Economic calendars are used by forex traders to keep track of, and predict events that have the power to impact the rise or fall of stocks and shares in the market. Some of the things that are most commonly tracked in an economic calendar are monetary policy announcements by the Government of a country, or the Gross Domestic Product calculation. There are plenty others, a few of which are listed below:
Consumer Confidence reports: This basically takes note of the prevailing moods and attitudes of consumers towards goods, services and the economy in general, for e.g., the Consumer Confidence Index released in the USA. Reports like these serve to form a judgment of the spending power and purchasing judgment of the average consumer in the country where the report is being issued. This affects the market’s direction to a considerable extent since it is indicative of the economic health of the nation.
The Report on Durable Goods in the Country: This would consist of collected data regarding new orders from durable goods manufacturers in the country “Durable goods” usually mean: cars, consumer electronics etc. The higher the number of orders, the larger the indication of economic expansion. However, sample error can affect the figure considerably so it is advisable to the firms’ previous releases when evaluating the numbers.
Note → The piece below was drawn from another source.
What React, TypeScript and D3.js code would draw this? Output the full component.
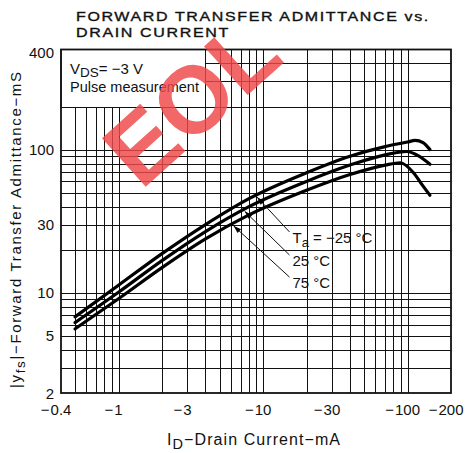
import React, { useEffect, useRef } from 'react';
import * as d3 from 'd3';

// |I_D| in mA and |yfs| in mS
const ID_COLD = [0.5, 1, 2, 4, 8, 20, 40, 70, 100, 113, 128, 143];
const YFS_COLD = [6.8, 11.3, 18.8, 30, 45.5, 69, 90, 105, 113, 116, 112, 100];

const ID_ROOM = [0.5, 1, 2, 4, 8, 20, 40, 70, 99, 120, 143];
const YFS_ROOM = [6.2, 10.1, 16.8, 26.8, 40, 60, 78, 92, 97, 90, 79];

const ID_HOT = [0.5, 1, 2, 4, 8, 20, 40, 70, 89, 110, 126, 143];
const YFS_HOT = [5.6, 9.1, 15, 23.8, 35, 52, 67, 78, 81, 69, 57, 48];

const X_DOMAIN: [number, number] = [0.4, 200];
const Y_DOMAIN: [number, number] = [2, 500];
const X_TICKS = [0.4, 1, 3, 10, 30, 100, 200];
const Y_TICKS = [2, 5, 10, 30, 100];
const Y_TOP_LABEL = '400';

// where each leader arrow touches its curve (mA) and where its label sits (mA, mS)
const ARROW_AT = [8.9, 7.3, 6.1];
const LABEL_AT: [number, number][] = [[16, 22.3], [16, 15.4], [16, 10.8]];
const TEMP_TEXT = ['−25 °C', '25 °C', '75 °C'];

const FONT = '"Liberation Sans", Arial, Helvetica, sans-serif';

export default function App() {
  const svgRef = useRef<SVGSVGElement>(null);
  const width = 466;
  const height = 453;

  useEffect(() => {
    if (!svgRef.current) return;
    const svg = d3.select(svgRef.current);
    svg.selectAll('*').remove();

    const left = 61, right = 451, top = 49.5, bottom = 393;

    const x = d3.scaleLog().domain(X_DOMAIN).range([left, right]);
    const y = d3.scaleLog().domain(Y_DOMAIN).range([bottom, top]);

    svg.append('rect').attr('width', width).attr('height', height).attr('fill', '#fff');

    // Title: wide, extended capitals, stretched to the width they take on the sheet
    const titleLine = (txt: string, ty: number, w: number) => {
      const t = svg.append('text')
        .attr('y', 0)
        .style('font-family', FONT)
        .style('font-size', '12.8px')
        .style('letter-spacing', '1.3px')
        .attr('fill', '#111')
        .attr('stroke', '#111')
        .attr('stroke-width', 0.35)
        .text(txt);
      const nat = (t.node() as SVGTextElement).getComputedTextLength();
      t.attr('transform', `translate(76,${ty}) scale(${w / nat},1)`);
    };
    titleLine('FORWARD TRANSFER ADMITTANCE vs.', 20.5, 354);
    titleLine('DRAIN CURRENT', 36.5, 154);

    // Grid: every k·10^n inside the domain
    const grid = svg.append('g').attr('stroke', '#111').attr('stroke-width', 1);
    const minor = (lo: number, hi: number) => {
      const out: number[] = [];
      for (let e = Math.floor(Math.log10(lo)); e <= Math.ceil(Math.log10(hi)); e++) {
        for (let k = 1; k <= 9; k++) {
          const v = +(k * Math.pow(10, e)).toPrecision(3);
          if (v > lo * 1.0001 && v < hi * 0.9999) out.push(v);
        }
      }
      return out;
    };
    minor(X_DOMAIN[0], X_DOMAIN[1]).forEach(v => {
      grid.append('line')
        .attr('x1', Math.round(x(v)) + 0.5).attr('x2', Math.round(x(v)) + 0.5)
        .attr('y1', top).attr('y2', bottom);
    });
    minor(Y_DOMAIN[0], Y_DOMAIN[1]).forEach(v => {
      grid.append('line')
        .attr('x1', left).attr('x2', right)
        .attr('y1', Math.round(y(v)) + 0.5).attr('y2', Math.round(y(v)) + 0.5);
    });

    // Condition box in the upper-left corner
    svg.append('rect')
      .attr('x', left).attr('y', top)
      .attr('width', Math.round(x(4)) + 0.5 - left)
      .attr('height', Math.round(y(200)) + 0.5 - top)
      .attr('fill', '#fff').attr('stroke', '#111').attr('stroke-width', 1);

    const cond = svg.append('g').style('font-family', FONT).attr('fill', '#111');
    const vds = cond.append('text').attr('x', 70).attr('y', 73.5).style('font-size', '15px');
    vds.append('tspan').text('V');
    vds.append('tspan').attr('dy', 3).style('font-size', '13.5px').text('DS');
    vds.append('tspan').attr('dy', -3).text('= −3 V');
    cond.append('text').attr('x', 70).attr('y', 92).style('font-size', '14.5px')
      .text('Pulse measurement');

    // Frame
    svg.append('rect')
      .attr('x', left).attr('y', top)
      .attr('width', right - left).attr('height', bottom - top)
      .attr('fill', 'none').attr('stroke', '#111').attr('stroke-width', 1.8);

    // Curves
    const series = [
      { id: ID_COLD, v: YFS_COLD },
      { id: ID_ROOM, v: YFS_ROOM },
      { id: ID_HOT, v: YFS_HOT },
    ];
    const line = d3.line<[number, number]>()
      .x(d => x(d[0]))
      .y(d => y(d[1]))
      .curve(d3.curveMonotoneX);

    series.forEach(s => {
      const pts = s.id.map((id, i) => [id, s.v[i]] as [number, number]);
      svg.append('path')
        .attr('d', line(pts))
        .attr('fill', 'none')
        .attr('stroke', '#000')
        .attr('stroke-width', 3.2)
        .attr('stroke-linecap', 'round')
        .attr('stroke-linejoin', 'round');
    });

    // value on a series at a given current (log-log interpolation)
    const valueAt = (s: { id: number[]; v: number[] }, id: number) => {
      const lx = s.id.map(Math.log10);
      const ly = s.v.map(Math.log10);
      const interp = d3.scaleLinear().domain(lx).range(ly);
      return Math.pow(10, interp(Math.log10(id)));
    };

    // Leader lines with arrowheads and temperature labels
    const ann = svg.append('g').style('font-family', FONT).attr('fill', '#111');
    series.forEach((s, i) => {
      const lx = x(LABEL_AT[i][0]);
      const ly = y(LABEL_AT[i][1]);
      const sx = lx - 3, sy = ly - 11;
      const cx = x(ARROW_AT[i]);
      const cy = y(valueAt(s, ARROW_AT[i]));
      const dx = sx - cx, dy = sy - cy;
      const len = Math.hypot(dx, dy);
      const ux = dx / len, uy = dy / len;
      const tx = cx + ux * 2, ty = cy + uy * 2;
      ann.append('line')
        .attr('x1', sx).attr('y1', sy).attr('x2', tx).attr('y2', ty)
        .attr('stroke', '#111').attr('stroke-width', 1);
      const hl = 8, hw = 2.6;
      const bx = tx + ux * hl, by = ty + uy * hl;
      ann.append('path')
        .attr('d', `M${tx},${ty}L${bx - uy * hw},${by + ux * hw}L${bx + uy * hw},${by - ux * hw}Z`)
        .attr('fill', '#000');

      const t = ann.append('text').attr('x', lx).attr('y', ly).style('font-size', '15px');
      if (i === 0) {
        t.append('tspan').text('T');
        t.append('tspan').attr('dy', 4).style('font-size', '13px').text('a');
        t.append('tspan').attr('dy', -4).text(' = ' + TEMP_TEXT[i]);
      } else {
        t.text(TEMP_TEXT[i]);
      }
    });

    // X tick labels: the number is centred on the grid line, the minus sign hangs in front
    const xt = svg.append('g').style('font-family', FONT).style('font-size', '15px').attr('fill', '#111');
    X_TICKS.forEach(v => {
      const px = x(v);
      const num = xt.append('text').attr('x', px).attr('y', 415)
        .attr('text-anchor', 'middle').text(String(v));
      const w = (num.node() as SVGTextElement).getComputedTextLength();
      xt.append('text').attr('x', px - w / 2 - 1).attr('y', 415)
        .attr('text-anchor', 'end').text('−');
    });

    // Y tick labels
    const yt = svg.append('g').style('font-family', FONT).style('font-size', '15px')
      .attr('fill', '#111').attr('text-anchor', 'end');
    Y_TICKS.forEach(v => {
      yt.append('text').attr('x', 54).attr('y', y(v) + 5.5).text(String(v));
    });
    yt.append('text').attr('x', 54).attr('y', top + 8).text(Y_TOP_LABEL);

    // Axis titles
    const xl = svg.append('text')
      .attr('x', 167).attr('y', 445)
      .attr('textLength', 173).attr('lengthAdjust', 'spacing')
      .style('font-family', FONT).style('font-size', '16px').attr('fill', '#111');
    xl.append('tspan').text('I');
    xl.append('tspan').attr('dy', 4).style('font-size', '14.5px').text('D');
    xl.append('tspan').attr('dy', -4).text('−Drain Current−mA');

    const yl = svg.append('text')
      .attr('transform', `translate(21,388) rotate(-90)`)
      .attr('textLength', 316).attr('lengthAdjust', 'spacing')
      .style('font-family', FONT).style('font-size', '15px').attr('fill', '#111');
    yl.append('tspan').text('|y');
    yl.append('tspan').attr('dy', 4).style('font-size', '13.5px').text('fs');
    yl.append('tspan').attr('dy', -4).text('|−Forward Transfer Admittance−mS');

    // Red "EOL" watermark stamped over the sheet
    svg.append('text')
      .attr('transform', 'translate(141,191) rotate(-42)')
      .style('font-family', FONT)
      .style('font-size', '95px')
      .style('font-weight', 'bold')
      .attr('fill', '#f04848')
      .attr('opacity', 0.82)
      .text('EOL');
  }, []);

  return (
    <div style={{ position: 'absolute', left: 0, top: 0 }}>
      <svg ref={svgRef} width={width} height={height} style={{ display: 'block' }} />
    </div>
  );
}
Employer and Employment Situation Assessment: This one revolves around the important statistics of the economy, such as payrolls, hours worked, and hourly earnings. Another important number is the unemployment number which is used to assess the potholes in the economic health and expansion..
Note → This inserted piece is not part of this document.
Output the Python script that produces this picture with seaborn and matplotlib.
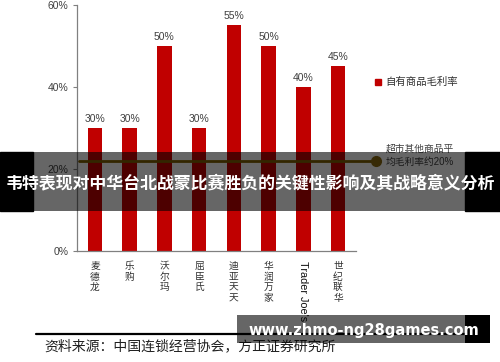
import matplotlib
matplotlib.use("Agg")
import matplotlib.pyplot as plt
import seaborn as sns
import pandas as pd
from matplotlib.patches import Rectangle
from matplotlib.lines import Line2D

categories = ["麦德龙", "乐购", "沃尔玛", "屈臣氏", "迪亚天天", "华润万家", "Trader Joe's", "世纪联华"]
margins = [0.30, 0.30, 0.50, 0.30, 0.55, 0.50, 0.40, 0.45]
yticks = [0, 0.2, 0.4, 0.6]
ytick_labels = ["0%", "20%", "40%", "60%"]
avg_margin = 0.22
legend_label = "自有商品毛利率"
avg_note = "超市其他商品平\n均毛利率约20%"
source = "资料来源：中国连锁经营协会，方正证券研究所"
banner = "韦特表现对中华台北战蒙比赛胜负的关键性影响及其战略意义分析"
watermark = "www.zhmo-ng28games.com"

sns.set_theme(style="white")
plt.rcParams['font.family'] = ['Liberation Sans', 'Noto Sans CJK SC', 'DejaVu Sans']

W, H = 500, 362
fig = plt.figure(figsize=(5, 3.62), dpi=100)
ax = fig.add_axes([77 / W, (H - 251) / H, 279 / W, 246 / H])
df = pd.DataFrame({"store": categories, "margin": margins})
sns.barplot(data=df, x="store", y="margin", color="#C00000", width=0.42,
            saturation=1, ax=ax, edgecolor="none")
ax.set_xlim(-0.52, 7.52)
ax.set_ylim(0, 0.6)
ax.set_xlabel("")
ax.set_ylabel("")
ax.bar_label(ax.containers[0], labels=[f"{v*100:.0f}%" for v in margins],
             padding=3, fontsize=7.5, color="#404040")
ax.set_yticks(yticks)
ax.set_yticklabels(ytick_labels, fontsize=7.5, color="#404040")
ax.tick_params(axis="y", left=True, length=3, width=0.8, color="#808080", pad=3)
ax.tick_params(axis="x", bottom=False, pad=1)
for s in ["top", "right"]:
    ax.spines[s].set_visible(False)
for s in ["left", "bottom"]:
    ax.spines[s].set_color("#808080")
    ax.spines[s].set_linewidth(0.9)

labels = []
for c in categories:
    if all(ord(ch) > 127 for ch in c):
        labels.append("\n".join(c))
    else:
        labels.append(c)
ax.set_xticks(range(len(categories)))
ax.set_xticklabels(labels, fontsize=7, color="#303030", linespacing=1.1)
for i, t in enumerate(ax.get_xticklabels()):
    t.set_va("top")
    if not all(ord(ch) > 127 for ch in categories[i]):
        t.set_rotation(-90)
        t.set_fontsize(7.8)
        t.set_color("#101010")

# average margin reference line
ax.plot([-0.45, 8.1], [avg_margin, avg_margin], color="#7F6000", lw=2, clip_on=False, zorder=4)
ax.plot([8.1], [avg_margin], "o", ms=7, color="#8B6A10", clip_on=False, zorder=5)
fig.text(386 / W, 1 - 155.5 / H, avg_note, fontsize=7, color="#404040",
         va="center", ha="left", linespacing=1.45)

# legend
fig.add_artist(Rectangle((375 / W, 1 - 85 / H), 6 / W, 6 / H, transform=fig.transFigure,
                         color="#C00000"))
fig.text(385 / W, 1 - 82 / H, legend_label, fontsize=7.5, color="#303030", va="center")

# source line
fig.add_artist(Line2D([36 / W, 470 / W], [1 - 334 / H] * 2, color="black", lw=1.6,
                      transform=fig.transFigure))
fig.text(44 / W, 1 - 346 / H, source, fontsize=10, color="#202020", va="center")

# banner overlay
fig.add_artist(Rectangle((0, 1 - 211 / H), 33 / W, 59 / H, transform=fig.transFigure,
                         color="black", zorder=10))
fig.add_artist(Rectangle((465 / W, 1 - 211 / H), 35 / W, 59 / H, transform=fig.transFigure,
                         color="black", zorder=10))
fig.add_artist(Rectangle((33 / W, 1 - 211 / H), 432 / W, 59 / H, transform=fig.transFigure,
                         color="black", alpha=0.6, zorder=10, lw=0))
fig.text(250 / W, 1 - 183 / H, banner, fontsize=12.2, color="white", weight="bold",
         ha="center", va="center", zorder=11,
         family=['Noto Sans CJK SC', 'DejaVu Sans'])

# watermark overlay
fig.add_artist(Rectangle((237 / W, 1 - 343 / H), 228 / W, 28 / H, transform=fig.transFigure,
                         color="black", alpha=0.6, zorder=10, lw=0))
fig.add_artist(Rectangle((465 / W, 1 - 343 / H), 25 / W, 28 / H, transform=fig.transFigure,
                         color="black", zorder=10, lw=0))
fig.text(364 / W, 1 - 330 / H, watermark, fontsize=10.5, color="white", weight="bold",
         ha="center", va="center", zorder=11, family=['DejaVu Sans'])

fig.savefig("out.png", dpi=100)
Gross Domestic Product Evaluation: As already stated in the introductory part, this is one of the most widely used indicators for the economic calendar. GDP, defined succinctly, is the average value of all the goods and services produced within the country, taken on a quarterly basis.
Industrial Production: This is the measure of the volume of monthly raw materials and final products of all the major and minor industrial sectors of the economy. Mainly geared at predicting inflationary trends, its significance has gone down in the recent times since the focal point of the Western economies has shifted away from industry to the service sector.
Money (currency) supply: Keeping tab of the amount of currency at work in the economy, helps with predicting the GDP, GNP and demand pull inflation. This is a minor, but really useful pointer on the economic calendar.
Mutual fund flows: This is stock regarding the total amount of money that goes in or out of all functional mutual funds in the country. Termed by a lot of economists as a “false positive” (since investment amounts are usually seen to scale the peak just prior to the market itself), it nevertheless assumes a position of importance on the indicator chart when the economy is in recession.